Frank Damiano

John Natsoulas Gallery

[FOR IMMEDIATE RELEASE]

Location: 521 First Street - Davis, CA 95616
Contact: - 530.756.3938
Website: www.natsoulas.com
Gallery Hours: Wed-Th: 11am-5pm, Fri: 11am-10pm, Sat-Sun: 12pm-5pm

Pat Mahony, Kim Frohsin, & Gladys Nilsson

Exhibition Dates: February 28 - March24, 2007
Opening Reception for Pat Mahony: Saturday, March 3, 2007, 7 - 9 pm
Opening Reception for Kim Frohsin: Saturday, March 10, 2007, 7 - 9 pm

Pat Mahony was born in 1951 and graduated from the University of California at Santa Barbara with a Bachelor of Arts degree in Art, with Honors, in 1973. Over time her media and subject matter have evolved, but she has maintained her original voice and artistic vision.

Her work hovers between abstraction and representation. Saturated tones, lush abstraction and a brevity of brushstrokes suggest an absence of wasted motion. Her work emphasizes color, composition and drama. Mahony's subject matter ranges from urban scenes and river landscapes, to still lifes and figurative works.

Kim Frohsin Although she did not study directly under the artists of the Bay Area Figurative School, Kim Frohsin's work definitely has attributes associated to the style of that school. She moved to California in 1979, and subsequently received her Bachelor of Art from San Diego State University in 1984 and her Bachelor of Fine Art in 1988 from the Academy of Art College in San Francisco. These were her artistically formative years, and so by living in San Francisco and being exposed to masters like Diebenkorn, Park, Oliveira, and Bischoff, Frohsin's work was influenced by theirs. Even before she knew the Diebenkorn name, Frohsin was greatly attracted to his compositional ambiguity and strength of his colors and markings.

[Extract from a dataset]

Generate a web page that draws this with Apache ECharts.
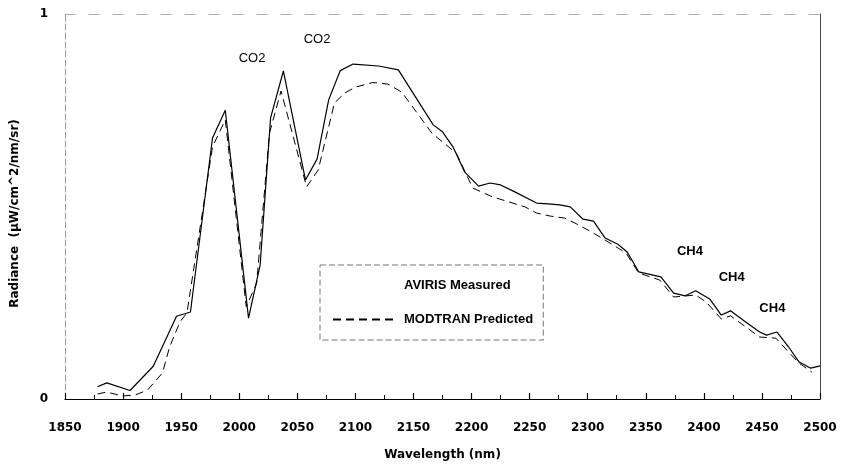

In the early 1990's, Frohsin's work started to be categorized as third-generation Bay Area Figurative Style, and she began to exhibit her paintings alongside Diebenkorn's work and other Bay Area masters. Her work today is not directly inspired by the figurative movement since she does more life drawing, however, considering her educational foundation and lifestyle in San Francisco, the Bay Area's Figurative School's influences are invariably there.

Gladys Nilsson, a founding member of the Chicago Hairy Who, studied at The School of the Art Institute of Chicago (SAIC) from 1958 to 1962. Encouraged by one of her professors, Nilsson pursued watercolors, which later became her medium of choice. Highly stylized with distorted figures and accentuated with brilliant colors, Nilsson's work reflects her interest in playful language-puns and malapropisms-and other incongruities in life. Nilsson currently teaches at SAIC and continues to be active in Chicago's art community.

Nilsson is one of the few artists who uses watercolors and has revolutionized the media to produce many large and small pieces. Her amazing control and handling of watercolors contributed to her early success in the 1960's when she skyrocketed to international fame. Since then, she has had over 200 solo exhibitions, and close to 400 group shows.